VETLEP’s mentorship programs emphasize forecasting as a vital skill for entrepreneurs. For example, small business owners can use sales forecasting to estimate future revenue, enabling them to plan inventory purchases or staffing needs. Research by Gibson and Cassar (2005) demonstrates that businesses that engage in regular forecasting are more resilient to economic shocks and better positioned for growth.
Linking Budgeting and Forecasting to Microcredit Loan Repayment
An essential aspect of microcredit loan management is ensuring timely repayment. Budgeting and forecasting play a pivotal role in this process. Entrepreneurs can integrate loan repayment into their budgets, allocating a specific portion of their monthly income to this purpose. Simultaneously, forecasting helps predict cash flow, ensuring that repayment schedules remain feasible even during periods of low revenue (Ledgerwood, 1999).

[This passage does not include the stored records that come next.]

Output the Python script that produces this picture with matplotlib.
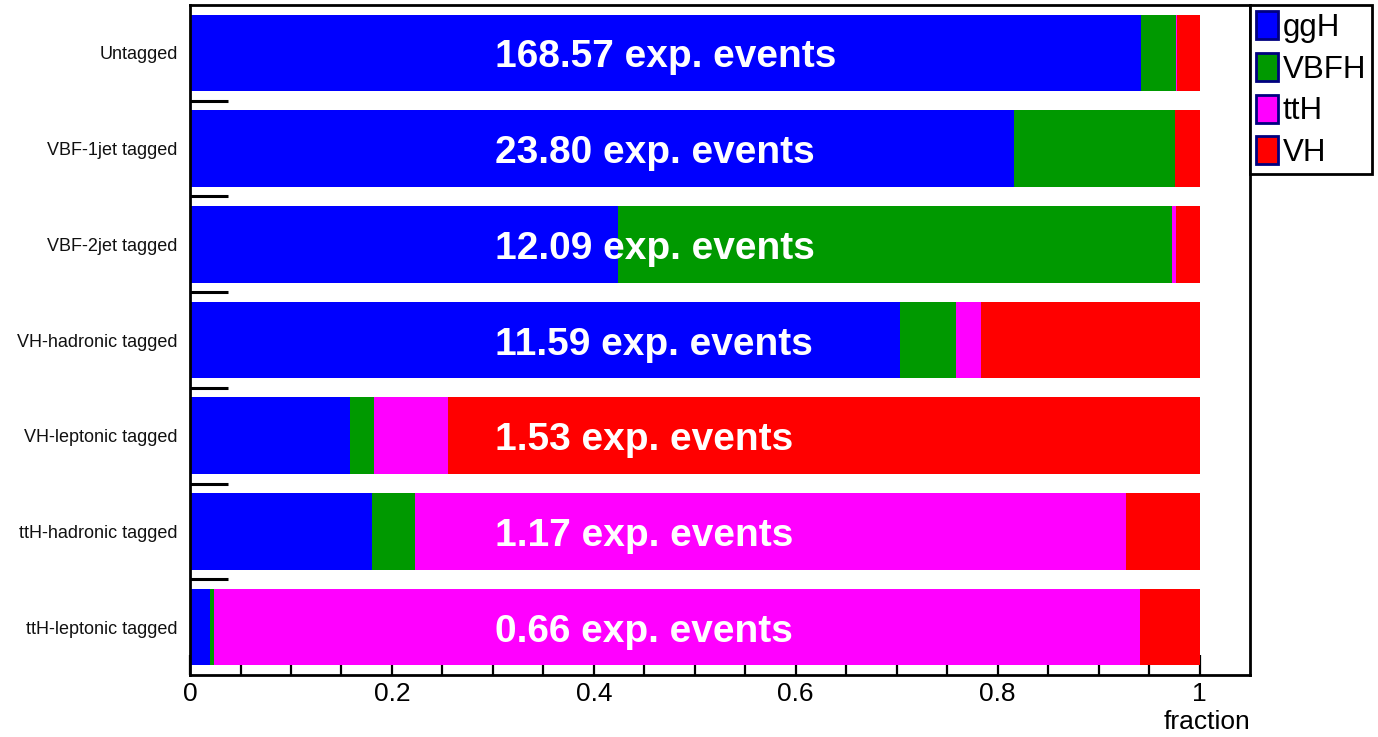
"""
Stacked horizontal bar chart of the signal composition per event category,
drawn in the style of a ROOT canvas.
"""

import matplotlib
matplotlib.use("Agg")
import matplotlib.pyplot as plt
from matplotlib.patches import Patch
import numpy as np

plt.rcParams["font.family"] = ["Liberation Sans", "DejaVu Sans"]

categories = ["Untagged", "VBF-1jet tagged", "VBF-2jet tagged",
              "VH-hadronic tagged", "VH-leptonic tagged",
              "ttH-hadronic tagged", "ttH-leptonic tagged"]
expected_events = ["168.57", "23.80", "12.09", "11.59", "1.53", "1.17", "0.66"]

processes = ["ggH", "VBFH", "ttH", "VH"]
frac_ggH = [0.9425, 0.816, 0.424, 0.703, 0.158, 0.180, 0.0195]
frac_VBFH = [0.0345, 0.160, 0.549, 0.056, 0.024, 0.043, 0.0045]
frac_ttH = [0.001, 0.000, 0.0036, 0.025, 0.074, 0.704, 0.917]
frac_VH = [0.022, 0.024, 0.0234, 0.216, 0.744, 0.073, 0.059]

colors = ["#0000ff", "#009900", "#ff00ff", "#ff0000"]

fig = plt.figure(figsize=(13.78, 7.37), dpi=100)
ax = fig.add_axes([0.1379, 0.0841, 0.7692, 0.9091])

ypos = np.arange(len(categories))
left = np.zeros(len(categories))
for name, vals, col in zip(processes, [frac_ggH, frac_VBFH, frac_ttH, frac_VH], colors):
    ax.barh(ypos, vals, left=left, height=0.8, color=col, linewidth=0, label=name)
    left += np.array(vals)

# event counts written over each bar
for y, n in zip(ypos, expected_events):
    ax.text(0.302, y + 0.152, f"{n} exp. events", color="white", fontsize=28,
            fontweight="bold", ha="left", va="baseline")

ax.set_xlim(0, 1.05)
ax.set_ylim(len(categories) - 0.5, -0.5)
ax.set_axisbelow(True)

ax.set_xticks(np.arange(0, 1.01, 0.2))
ax.set_xticklabels(["0", "0.2", "0.4", "0.6", "0.8", "1"])
ax.set_xticks(np.arange(0, 1.001, 0.05), minor=True)
ax.tick_params(axis="x", which="major", direction="in", length=14.4, width=1.6,
               labelsize=19, pad=5)
ax.tick_params(axis="x", which="minor", direction="in", length=7.2, width=1.6)

ax.set_yticks(ypos)
ax.set_yticklabels(categories)
ax.set_yticks(ypos[:-1] + 0.5, minor=True)
ax.tick_params(axis="y", which="major", length=0, labelsize=13, pad=9,
               labelcolor="#111111")
ax.tick_params(axis="y", which="minor", direction="in", length=27.4, width=2.2)

for sp in ax.spines.values():
    sp.set_linewidth(2.0)

ax.set_xlabel("fraction", fontsize=19, ha="right", va="center")
ax.xaxis.set_label_coords(1.0, -0.070)

handles = [Patch(facecolor=c, edgecolor="#000080", linewidth=2) for c in colors]
leg = ax.legend(handles, processes, loc="upper left", bbox_to_anchor=(1.0, 1.0),
                borderaxespad=0, fontsize=22.5, fancybox=False, framealpha=1,
                edgecolor="black", handlelength=0.7, handleheight=1.0,
                handletextpad=0.15, labelspacing=0.32, borderpad=0.2)
leg.get_frame().set_linewidth(2.0)

fig.savefig("out.png", dpi=100)
plt.close(fig)
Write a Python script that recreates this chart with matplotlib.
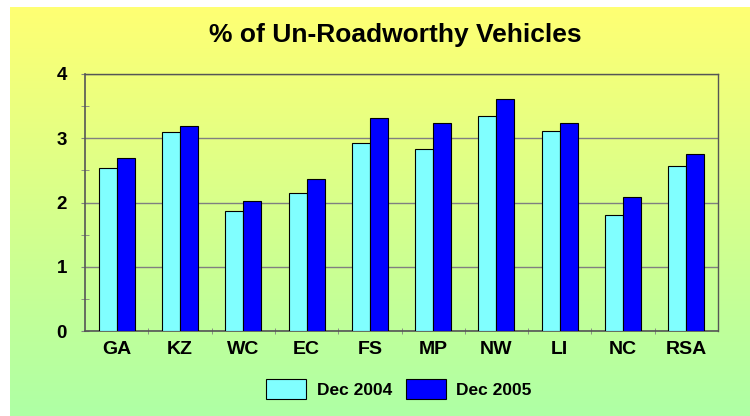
import matplotlib.pyplot as plt
import numpy as np

plt.rcParams['font.family'] = ['Liberation Sans', 'DejaVu Sans']

regions = ['GA', 'KZ', 'WC', 'EC', 'FS', 'MP', 'NW', 'LI', 'NC', 'RSA']
dec_2004 = [2.54, 3.10, 1.86, 2.15, 2.93, 2.84, 3.34, 3.12, 1.80, 2.57]
dec_2005 = [2.70, 3.19, 2.02, 2.36, 3.31, 3.23, 3.61, 3.23, 2.09, 2.76]

W, H = 750, 416
fig = plt.figure(figsize=(7.5, 4.16), dpi=100)

# gradient background (yellow top -> light green bottom), white strip top/left
bg = fig.add_axes([0, 0, 1, 1], zorder=-10)
bg.set_axis_off()
top = np.array([255, 255, 115]) / 255
bot = np.array([174, 255, 165]) / 255
t = np.linspace(0, 1, 256)[:, None, None]
grad = top * (1 - t) + bot * t
grad = np.repeat(grad, 2, axis=1)
bg.set_xlim(0, W)
bg.set_ylim(H, 0)
bg.imshow(grad, extent=[10, W, H, 7], aspect='auto')

ax = fig.add_axes([85 / W, 1 - 331 / H, (718 - 85) / W, (331 - 74) / H])
ax.set_facecolor('none')

x = np.arange(len(regions))
w = 0.285
ax.bar(x - w / 2, dec_2004, w, color='#80FFFF', edgecolor='black', linewidth=0.8,
       label='Dec 2004', zorder=3)
ax.bar(x + w / 2, dec_2005, w, color='#0000FF', edgecolor='black', linewidth=0.8,
       label='Dec 2005', zorder=3)

ax.set_xlim(-0.5, len(regions) - 0.5)
ax.set_ylim(0, 4)
ax.set_yticks([0, 1, 2, 3, 4])
ax.set_yticks([0.5, 1.5, 2.5, 3.5], minor=True)
ax.set_yticklabels(['0', '1', '2', '3', '4'], fontsize=13.5, fontweight='bold')
ax.set_xticks(x)
ax.set_xticklabels(regions, fontsize=14, fontweight='bold')
ax.set_xticks(np.arange(0.5, len(regions) - 0.5, 1), minor=True)
ax.tick_params(axis='x', which='major', length=0, pad=7)
ax.tick_params(axis='x', which='minor', length=5, direction='inout', color='#808080')
ax.tick_params(axis='y', which='both', length=6, direction='inout', color='#808080')
ax.tick_params(axis='y', which='major', pad=10)
ax.grid(axis='y', color='#808080', linewidth=1, zorder=0)

for s in ['left', 'bottom']:
    ax.spines[s].set_color('#555555')
    ax.spines[s].set_linewidth(1.2)
for s in ['top', 'right']:
    ax.spines[s].set_color('#555555')
    ax.spines[s].set_linewidth(1)

fig.text(395 / W, 1 - 35 / H, '% of Un-Roadworthy Vehicles', ha='center', va='center',
         fontsize=19, fontweight='bold')

leg = ax.legend(loc='center', bbox_to_anchor=(399 / W, 1 - 389 / H),
                bbox_transform=fig.transFigure, ncol=2, frameon=False,
                prop={'size': 12.5, 'weight': 'bold'}, handlelength=2.3,
                handleheight=1.4, columnspacing=0.8, handletextpad=0.6)

fig.savefig('out.png', dpi=100)
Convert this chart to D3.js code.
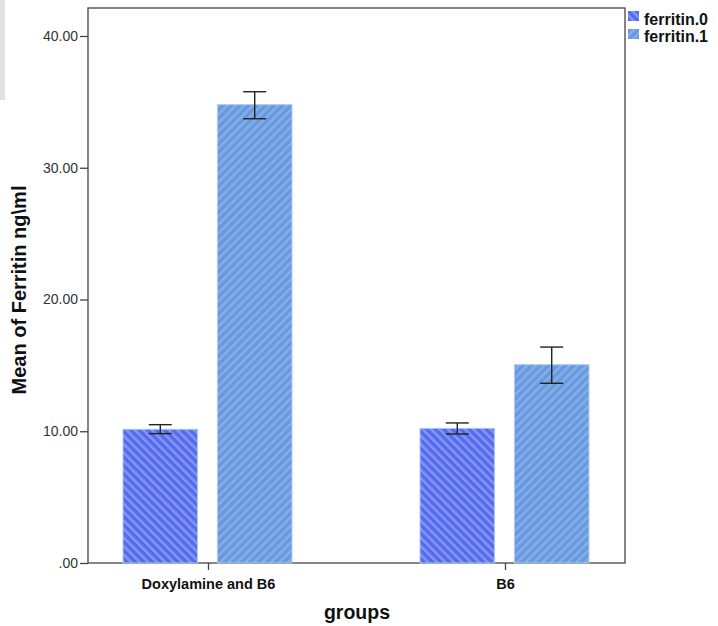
<!DOCTYPE html>
<html><head><meta charset="utf-8">
<script src="https://cdn.jsdelivr.net/npm/d3@7"></script>
<style>body{margin:0;background:#fff}svg{display:block}</style>
</head><body>
<script>
const categories = ["Doxylamine and B6", "B6"];
const series = ["ferritin.0", "ferritin.1"];
const means = [[10.15, 34.79], [10.22, 15.05]];
const errLow = [[9.82, 33.72], [9.79, 13.64]];
const errHigh = [[10.50, 35.77], [10.63, 16.39]];
const yTicks = [0, 10, 20, 30, 40];

const W = 718, H = 626;
const L = 88, R = 625, T = 8, B = 563;
const svg = d3.select("body").append("svg").attr("width", W).attr("height", H)
  .style("font-family", "Arial, 'Liberation Sans', sans-serif");

const defs = svg.append("defs");
function hatch(id, base, stripe, dir) {
  const p = defs.append("pattern").attr("id", id).attr("patternUnits", "userSpaceOnUse")
    .attr("width", 6).attr("height", 6)
    .attr("patternTransform", `rotate(${dir})`);
  p.append("rect").attr("width", 6).attr("height", 6).attr("fill", base);
  p.append("rect").attr("width", 2.6).attr("height", 6).attr("fill", stripe);
}
hatch("h0", "#5868ef", "#7f98f2", -45);
hatch("h1", "#6b95e6", "#80b2de", 45);
const fills = ["url(#h0)", "url(#h1)"];

svg.append("rect").attr("x", 0).attr("y", 0).attr("width", 5).attr("height", 100).attr("fill", "#e2e2e2");

const y = d3.scaleLinear().domain([0, 40]).range([B, 36]);
const x = d3.scalePoint().domain(categories).range([L, R]).padding(0.404);
const xs = d3.scaleBand().domain(series).range([-85, 84]).paddingInner(0.21);

// frame
svg.append("rect").attr("x", L).attr("y", T).attr("width", R - L).attr("height", B - T)
  .attr("fill", "none").attr("stroke", "#444").attr("stroke-width", 1.3);

const g = svg.append("g");
categories.forEach((c, i) => {
  series.forEach((s, j) => {
    const bx = x(c) + xs(s);
    g.append("rect").attr("x", bx).attr("y", y(means[i][j]))
      .attr("width", xs.bandwidth()).attr("height", y(0) - y(means[i][j]))
      .attr("fill", fills[j]).attr("stroke", "#a9cdf2").attr("stroke-width", 1);
    const cx = bx + xs.bandwidth() / 2;
    const eg = g.append("g").attr("stroke", "#222").attr("stroke-width", 1.4);
    eg.append("line").attr("x1", cx).attr("x2", cx).attr("y1", y(errHigh[i][j])).attr("y2", y(errLow[i][j]));
    eg.append("line").attr("x1", cx - 11.5).attr("x2", cx + 11.5).attr("y1", y(errHigh[i][j])).attr("y2", y(errHigh[i][j]));
    eg.append("line").attr("x1", cx - 11.5).attr("x2", cx + 11.5).attr("y1", y(errLow[i][j])).attr("y2", y(errLow[i][j]));
  });
});

// y axis
const ya = svg.append("g").attr("transform", `translate(${L},0)`)
  .call(d3.axisLeft(y).tickValues(yTicks).tickSize(8).tickPadding(2)
    .tickFormat(d => d === 0 ? ".00" : d.toFixed(2)));
ya.select(".domain").remove();
ya.selectAll("line").attr("stroke", "#444").attr("stroke-width", 1.3);
ya.selectAll("text").attr("font-size", 14).attr("fill", "#333");

// x axis
const xa = svg.append("g").attr("transform", `translate(0,${B})`)
  .call(d3.axisBottom(x).tickSize(7).tickPadding(9));
xa.select(".domain").remove();
xa.selectAll("line").attr("stroke", "#444").attr("stroke-width", 1.3);
xa.selectAll("text").attr("font-size", 14.5).attr("font-weight", "bold").attr("fill", "#111");

svg.append("text").attr("x", 357).attr("y", 619).attr("text-anchor", "middle")
  .attr("font-size", 19.5).attr("font-weight", "bold").attr("fill", "#111").text("groups");
svg.append("text").attr("transform", "translate(26,290) rotate(-90)").attr("text-anchor", "middle")
  .attr("font-size", 20).attr("font-weight", "bold").attr("fill", "#111").text("Mean of Ferritin ng\\ml");

// legend
series.forEach((s, j) => {
  svg.append("rect").attr("x", 628).attr("y", 11 + j * 18).attr("width", 11).attr("height", 10)
    .attr("fill", fills[j]);
  svg.append("text").attr("x", 644).attr("y", 25 + j * 17).attr("font-size", 16)
    .attr("font-weight", "bold").attr("fill", "#111").text(s);
});
</script>
</body></html>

At VETLEP, repayment terms are designed to be flexible, reflecting the often-variable income streams of small businesses. By combining these tailored repayment plans with robust budgeting and forecasting practices, entrepreneurs can meet their financial obligations without compromising their operational needs.
Overcoming Challenges in Budgeting and Forecasting
While budgeting and forecasting offer significant benefits, they are not without challenges. Many small business owners lack formal financial training, making it difficult to create accurate budgets or forecasts. To address this, VETLEP provides training programs that demystify these concepts and offer practical tools for implementation. According to McKenzie and Woodruff (2012), such capacity-building initiatives significantly enhance the financial literacy of entrepreneurs, enabling them to make informed decisions.
Furthermore, the unpredictable nature of markets can complicate forecasting efforts. Entrepreneurs must regularly update their budgets and forecasts to reflect new information and changing circumstances. Adopting digital tools and software can streamline this process, making it easier to analyze data and adjust plans as needed.
Budgeting and forecasting are indispensable tools for maximizing the potential of microcredit loans. By enabling entrepreneurs to allocate resources effectively, plan for the future, and manage loan repayments, these practices pave the way for long-term business growth and sustainability. Organizations like VETLEP play a critical role in fostering these skills, offering mentorship and training that empower entrepreneurs to succeed. Through disciplined budgeting and proactive forecasting, small business owners can unlock the full potential of their microcredit loans, contributing to economic development and poverty reduction in their communities.
Reference
Churchill, C., & Frankiewicz, C. (2006). Making microfinance work: Managing for improved performance. International Labour Organization.
Gibson, B., & Cassar, G. (2005). Longitudinal analysis of relationships between planning and performance in small firms. Small Business Economics, 25(3), 207–222.
Kaplan, R. S., & Norton, D. P. (2004). Strategy maps: Converting intangible assets into tangible outcomes. Harvard Business School Press.
Ledgerwood, J. (1999). Microfinance handbook: An institutional and financial perspective. World Bank Publications.
McKenzie, D., & Woodruff, C. (2012). What are we learning from business training and entrepreneurship evaluations around the developing world? World Bank Research Observer, 29(1), 48–82.
Welsch, G. A., Hilton, R. W., & Gordon, P. N. (2006). Budgeting: Profit planning and control. Pearson Education.